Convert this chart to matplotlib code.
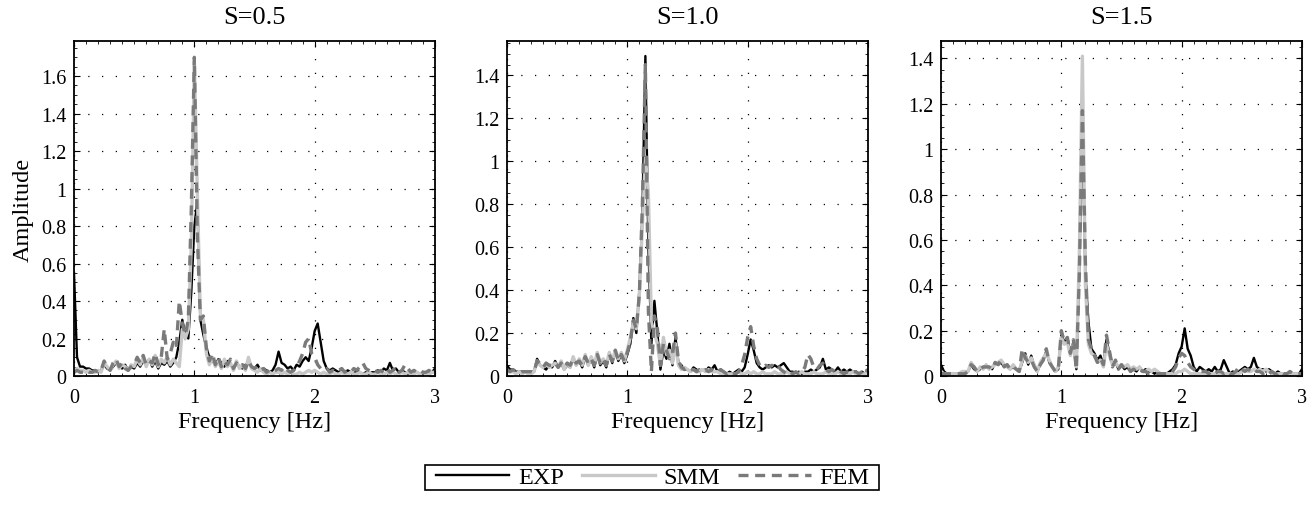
import numpy as np
import matplotlib
matplotlib.use('Agg')
import matplotlib.pyplot as plt
from matplotlib.patches import Rectangle
from matplotlib.ticker import MultipleLocator, FuncFormatter

plt.rcParams['font.family'] = ['Liberation Serif', 'DejaVu Serif']

# frequency grid, 0.025 Hz spacing
freq = np.linspace(0, 3, 121)

titles = ['S=0.5', 'S=1.0', 'S=1.5']
series_names = ['EXP', 'SMM', 'FEM']

# S=0.5
exp_s05 = [0.55, 0.10, 0.05, 0.05, 0.04, 0.04, 0.03, 0.03, 0.02, 0.03,
           0.06, 0.04, 0.03, 0.05, 0.07, 0.05, 0.04, 0.06, 0.03, 0.05,
           0.04, 0.07, 0.05, 0.08, 0.06, 0.09, 0.05, 0.08, 0.04, 0.07,
           0.06, 0.08, 0.05, 0.07, 0.10, 0.18, 0.30, 0.22, 0.20, 0.45,
           0.80, 0.93, 0.30, 0.22, 0.15, 0.10, 0.08, 0.06, 0.09, 0.07,
           0.05, 0.08, 0.06, 0.04, 0.07, 0.05, 0.04, 0.06, 0.07, 0.05,
           0.04, 0.06, 0.03, 0.04, 0.03, 0.02, 0.03, 0.06, 0.13, 0.07,
           0.06, 0.04, 0.05, 0.03, 0.06, 0.05, 0.08, 0.10, 0.08, 0.15,
           0.24, 0.28, 0.18, 0.08, 0.04, 0.03, 0.04, 0.03, 0.02, 0.03,
           0.02, 0.03, 0.02, 0.01, 0.03, 0.02, 0.01, 0.02, 0.01, 0.02,
           0.02, 0.03, 0.02, 0.04, 0.03, 0.07, 0.03, 0.04, 0.02, 0.03,
           0.02, 0.01, 0.02, 0.01, 0.02, 0.01, 0.01, 0.02, 0.01, 0.02, 0.04]
smm_s05 = [0.03, 0.04, 0.03, 0.03, 0.02, 0.03, 0.02, 0.02, 0.03, 0.02,
           0.07, 0.05, 0.03, 0.06, 0.08, 0.04, 0.06, 0.05, 0.03, 0.06,
           0.05, 0.09, 0.06, 0.10, 0.05, 0.09, 0.06, 0.11, 0.05, 0.09,
           0.07, 0.10, 0.06, 0.09, 0.07, 0.05, 0.25, 0.20, 0.25, 0.70,
           1.68, 0.98, 0.33, 0.30, 0.12, 0.06, 0.10, 0.05, 0.08, 0.04,
           0.09, 0.05, 0.07, 0.03, 0.08, 0.04, 0.06, 0.03, 0.10, 0.04,
           0.03, 0.02, 0.04, 0.02, 0.01, 0.02, 0.01, 0.02, 0.02, 0.01,
           0.02, 0.01, 0.02, 0.01, 0.01, 0.02, 0.01, 0.02, 0.03, 0.02,
           0.03, 0.02, 0.01, 0.02, 0.01, 0.01, 0.02, 0.01, 0.01, 0.02,
           0.01, 0.01, 0.02, 0.01, 0.01, 0.02, 0.01, 0.01, 0.02, 0.01,
           0.01, 0.02, 0.01, 0.01, 0.02, 0.01, 0.02, 0.01, 0.01, 0.02,
           0.01, 0.02, 0.01, 0.01, 0.02, 0.01, 0.02, 0.01, 0.01, 0.02, 0.02]
fem_s05 = [0.02, 0.03, 0.02, 0.02, 0.03, 0.02, 0.02, 0.03, 0.02, 0.03,
           0.08, 0.05, 0.03, 0.07, 0.09, 0.05, 0.07, 0.04, 0.03, 0.05,
           0.06, 0.10, 0.07, 0.11, 0.06, 0.08, 0.07, 0.12, 0.06, 0.10,
           0.25, 0.09, 0.12, 0.18, 0.15, 0.40, 0.28, 0.22, 0.30, 0.90,
           1.70, 0.75, 0.30, 0.32, 0.15, 0.08, 0.12, 0.06, 0.10, 0.05,
           0.08, 0.06, 0.09, 0.04, 0.07, 0.05, 0.06, 0.04, 0.08, 0.05,
           0.04, 0.05, 0.03, 0.04, 0.02, 0.03, 0.02, 0.03, 0.04, 0.03,
           0.05, 0.03, 0.02, 0.03, 0.05, 0.08, 0.12, 0.18, 0.20, 0.12,
           0.10, 0.06, 0.04, 0.03, 0.04, 0.02, 0.03, 0.02, 0.03, 0.04,
           0.02, 0.03, 0.02, 0.04, 0.03, 0.05, 0.07, 0.04, 0.03, 0.02,
           0.03, 0.02, 0.03, 0.02, 0.04, 0.02, 0.03, 0.05, 0.02, 0.03,
           0.06, 0.04, 0.02, 0.03, 0.02, 0.03, 0.02, 0.02, 0.03, 0.02, 0.02]

# S=1.0
exp_s10 = [0.05, 0.03, 0.03, 0.02, 0.02, 0.02, 0.02, 0.02, 0.02, 0.02,
           0.08, 0.05, 0.04, 0.03, 0.05, 0.04, 0.07, 0.04, 0.06, 0.03,
           0.05, 0.04, 0.08, 0.05, 0.07, 0.04, 0.09, 0.05, 0.08, 0.04,
           0.10, 0.05, 0.07, 0.04, 0.10, 0.06, 0.12, 0.07, 0.10, 0.06,
           0.10, 0.15, 0.27, 0.20, 0.40, 0.75, 1.49, 0.60, 0.15, 0.35,
           0.20, 0.03, 0.12, 0.08, 0.15, 0.05, 0.18, 0.06, 0.05, 0.03,
           0.03, 0.02, 0.04, 0.03, 0.02, 0.03, 0.02, 0.04, 0.03, 0.05,
           0.02, 0.03, 0.02, 0.01, 0.02, 0.01, 0.02, 0.03, 0.02, 0.04,
           0.10, 0.17, 0.12, 0.06, 0.04, 0.03, 0.04, 0.05, 0.04, 0.05,
           0.04, 0.05, 0.06, 0.04, 0.02, 0.02, 0.01, 0.02, 0.01, 0.02,
           0.02, 0.03, 0.02, 0.03, 0.04, 0.08, 0.03, 0.04, 0.03, 0.02,
           0.04, 0.02, 0.03, 0.02, 0.03, 0.02, 0.02, 0.01, 0.02, 0.01, 0.03]
smm_s10 = [0.02, 0.02, 0.02, 0.01, 0.02, 0.01, 0.02, 0.01, 0.01, 0.02,
           0.07, 0.05, 0.04, 0.06, 0.04, 0.05, 0.06, 0.04, 0.07, 0.03,
           0.06, 0.04, 0.09, 0.05, 0.08, 0.05, 0.10, 0.05, 0.09, 0.05,
           0.11, 0.06, 0.08, 0.05, 0.11, 0.07, 0.12, 0.08, 0.11, 0.07,
           0.12, 0.18, 0.25, 0.22, 0.38, 0.70, 1.02, 0.85, 0.25, 0.20,
           0.15, 0.05, 0.18, 0.10, 0.12, 0.06, 0.15, 0.05, 0.03, 0.04,
           0.03, 0.02, 0.03, 0.02, 0.02, 0.03, 0.02, 0.03, 0.02, 0.02,
           0.02, 0.01, 0.01, 0.01, 0.01, 0.01, 0.01, 0.02, 0.01, 0.01,
           0.02, 0.01, 0.02, 0.01, 0.01, 0.02, 0.01, 0.01, 0.01, 0.02,
           0.01, 0.01, 0.01, 0.02, 0.01, 0.01, 0.01, 0.01, 0.02, 0.01,
           0.01, 0.01, 0.02, 0.01, 0.01, 0.01, 0.02, 0.01, 0.01, 0.01,
           0.02, 0.01, 0.01, 0.01, 0.01, 0.02, 0.01, 0.01, 0.01, 0.01, 0.02]
fem_s10 = [0.03, 0.02, 0.03, 0.02, 0.02, 0.02, 0.02, 0.02, 0.02, 0.02,
           0.07, 0.06, 0.04, 0.06, 0.05, 0.05, 0.06, 0.04, 0.06, 0.04,
           0.06, 0.05, 0.08, 0.06, 0.07, 0.05, 0.09, 0.06, 0.08, 0.05,
           0.10, 0.06, 0.08, 0.05, 0.10, 0.07, 0.12, 0.07, 0.10, 0.07,
           0.11, 0.16, 0.26, 0.22, 0.38, 0.80, 1.45, 0.30, 0.02, 0.28,
           0.22, 0.05, 0.15, 0.12, 0.08, 0.10, 0.20, 0.07, 0.04, 0.03,
           0.04, 0.03, 0.03, 0.02, 0.03, 0.02, 0.03, 0.02, 0.03, 0.02,
           0.02, 0.03, 0.02, 0.01, 0.02, 0.01, 0.01, 0.02, 0.05, 0.10,
           0.18, 0.23, 0.14, 0.08, 0.05, 0.04, 0.05, 0.04, 0.05, 0.04,
           0.05, 0.03, 0.02, 0.01, 0.02, 0.01, 0.02, 0.01, 0.02, 0.04,
           0.10, 0.08, 0.04, 0.03, 0.05, 0.06, 0.03, 0.02, 0.03, 0.02,
           0.03, 0.02, 0.01, 0.02, 0.01, 0.02, 0.02, 0.01, 0.02, 0.04, 0.02]

# S=1.5
exp_s15 = [0.05, 0.02, 0.01, 0.01, 0.01, 0.01, 0.01, 0.01, 0.02, 0.02,
           0.05, 0.03, 0.02, 0.03, 0.04, 0.04, 0.04, 0.03, 0.06, 0.05,
           0.06, 0.04, 0.05, 0.03, 0.04, 0.03, 0.02, 0.06, 0.10, 0.05,
           0.09, 0.04, 0.02, 0.05, 0.07, 0.11, 0.06, 0.04, 0.02, 0.03,
           0.18, 0.15, 0.17, 0.10, 0.15, 0.03, 0.50, 1.12, 0.45, 0.24,
           0.12, 0.10, 0.07, 0.09, 0.05, 0.16, 0.10, 0.05, 0.06, 0.03,
           0.05, 0.03, 0.04, 0.02, 0.03, 0.02, 0.04, 0.02, 0.03, 0.02,
           0.02, 0.01, 0.02, 0.01, 0.01, 0.01, 0.02, 0.03, 0.05, 0.10,
           0.13, 0.21, 0.12, 0.09, 0.04, 0.02, 0.04, 0.03, 0.02, 0.03,
           0.02, 0.04, 0.02, 0.03, 0.07, 0.04, 0.01, 0.02, 0.01, 0.02,
           0.03, 0.04, 0.03, 0.04, 0.08, 0.04, 0.03, 0.03, 0.02, 0.03,
           0.02, 0.01, 0.02, 0.01, 0.01, 0.01, 0.01, 0.01, 0.01, 0.01, 0.03]
smm_s15 = [0.02, 0.01, 0.01, 0.01, 0.01, 0.01, 0.01, 0.02, 0.02, 0.02,
           0.06, 0.04, 0.02, 0.04, 0.03, 0.05, 0.03, 0.04, 0.05, 0.06,
           0.07, 0.05, 0.04, 0.03, 0.05, 0.03, 0.02, 0.07, 0.09, 0.06,
           0.08, 0.05, 0.02, 0.06, 0.08, 0.10, 0.07, 0.04, 0.02, 0.04,
           0.17, 0.14, 0.15, 0.09, 0.14, 0.04, 0.55, 1.41, 0.40, 0.14,
           0.10, 0.09, 0.06, 0.07, 0.04, 0.14, 0.09, 0.05, 0.06, 0.04,
           0.05, 0.04, 0.05, 0.03, 0.04, 0.03, 0.04, 0.02, 0.02, 0.03,
           0.02, 0.03, 0.02, 0.01, 0.01, 0.01, 0.01, 0.01, 0.01, 0.02,
           0.02, 0.03, 0.02, 0.01, 0.01, 0.01, 0.01, 0.01, 0.01, 0.01,
           0.01, 0.01, 0.01, 0.01, 0.01, 0.01, 0.01, 0.01, 0.01, 0.01,
           0.02, 0.03, 0.02, 0.02, 0.03, 0.02, 0.03, 0.02, 0.03, 0.02,
           0.01, 0.01, 0.01, 0.01, 0.01, 0.01, 0.01, 0.01, 0.01, 0.01, 0.01]
fem_s15 = [0.01, 0.01, 0.01, 0.01, 0.01, 0.01, 0.01, 0.01, 0.01, 0.02,
           0.05, 0.04, 0.02, 0.03, 0.04, 0.04, 0.04, 0.03, 0.06, 0.05,
           0.07, 0.04, 0.05, 0.03, 0.04, 0.03, 0.02, 0.12, 0.08, 0.06,
           0.07, 0.04, 0.02, 0.05, 0.07, 0.12, 0.06, 0.04, 0.02, 0.03,
           0.20, 0.15, 0.17, 0.10, 0.16, 0.03, 0.45, 1.17, 0.50, 0.16,
           0.12, 0.09, 0.06, 0.08, 0.05, 0.18, 0.11, 0.04, 0.07, 0.03,
           0.05, 0.03, 0.04, 0.02, 0.03, 0.02, 0.03, 0.02, 0.02, 0.01,
           0.01, 0.01, 0.01, 0.01, 0.01, 0.01, 0.01, 0.02, 0.04, 0.08,
           0.10, 0.09, 0.06, 0.04, 0.03, 0.02, 0.02, 0.02, 0.02, 0.01,
           0.02, 0.01, 0.02, 0.02, 0.01, 0.02, 0.01, 0.01, 0.02, 0.04,
           0.03, 0.02, 0.03, 0.02, 0.03, 0.02, 0.02, 0.01, 0.02, 0.01,
           0.02, 0.01, 0.01, 0.02, 0.01, 0.01, 0.02, 0.01, 0.01, 0.01, 0.01]

panels = [(exp_s05, smm_s05, fem_s05),
          (exp_s10, smm_s10, fem_s10),
          (exp_s15, smm_s15, fem_s15)]
ymax = [1.787, 1.56, 1.477]

fig = plt.figure(figsize=(13.14, 5.10), dpi=100)
lefts = [74 / 1314, 507 / 1314, 941 / 1314]
fmt = FuncFormatter(lambda v, p: '%g' % round(v, 3))

for k, (exp, smm, fem) in enumerate(panels):
    ax = fig.add_axes([lefts[k], 1 - 377 / 510, 361 / 1314, 335 / 510])
    ax.plot(freq, exp, color='black', lw=1.7, label='EXP')
    ax.plot(freq, smm, color='#c8c8c8', lw=2.4, label='SMM')
    ax.plot(freq, fem, color='#7a7a7a', lw=2.4, ls=(0, (3, 2)), label='FEM')
    ax.set_xlim(0, 3)
    ax.set_ylim(0, ymax[k])
    ax.xaxis.set_major_locator(MultipleLocator(1))
    ax.xaxis.set_minor_locator(MultipleLocator(0.1))
    ax.yaxis.set_major_locator(MultipleLocator(0.2))
    ax.yaxis.set_minor_locator(MultipleLocator(0.05))
    ax.xaxis.set_major_formatter(fmt)
    ax.yaxis.set_major_formatter(fmt)
    ax.tick_params(which='both', direction='in', top=True, right=True, labelsize=14.5)
    ax.tick_params(axis='x', which='major', pad=8.5)
    ax.tick_params(axis='y', which='major', pad=5.5)
    ax.tick_params(which='major', length=4)
    ax.tick_params(which='minor', length=2)
    ax.grid(True, which='major', color='black', ls=(0, (1, 10)), lw=0.9)
    for sp in ax.spines.values():
        sp.set_linewidth(1.3)
    ax.set_title(titles[k], fontsize=19, pad=13)
    ax.set_xlabel('Frequency [Hz]', fontsize=17.5, labelpad=3)
    if k == 0:
        ax.set_ylabel('Amplitude', fontsize=17.5, labelpad=5)

handles, labels = ax.get_legend_handles_labels()
leg = fig.legend(handles, labels, loc='center', bbox_to_anchor=(0.497, 0.062),
                 ncol=3, fontsize=17.5, frameon=False,
                 handlelength=3, handletextpad=0.35, columnspacing=0.75,
                 borderpad=0.1, borderaxespad=0)
# legend box
fig.patches.append(Rectangle((425 / 1314, 1 - 491 / 510), 454 / 1314, 25 / 510,
                             transform=fig.transFigure, fill=False,
                             edgecolor='black', lw=1.2))

fig.savefig('out.png', dpi=100)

■ ■ ■ ■

■ Task brief: Write down every line from the opening of the listing to the line with "series_names = ['EXP', 'SMM', 'FEM']", both included, and nothing else; the pictures are omitted.

■ Result:
Convert this chart to matplotlib code.
import numpy as np
import matplotlib
matplotlib.use('Agg')
import matplotlib.pyplot as plt
from matplotlib.patches import Rectangle
from matplotlib.ticker import MultipleLocator, FuncFormatter

plt.rcParams['font.family'] = ['Liberation Serif', 'DejaVu Serif']

# frequency grid, 0.025 Hz spacing
freq = np.linspace(0, 3, 121)

titles = ['S=0.5', 'S=1.0', 'S=1.5']
series_names = ['EXP', 'SMM', 'FEM']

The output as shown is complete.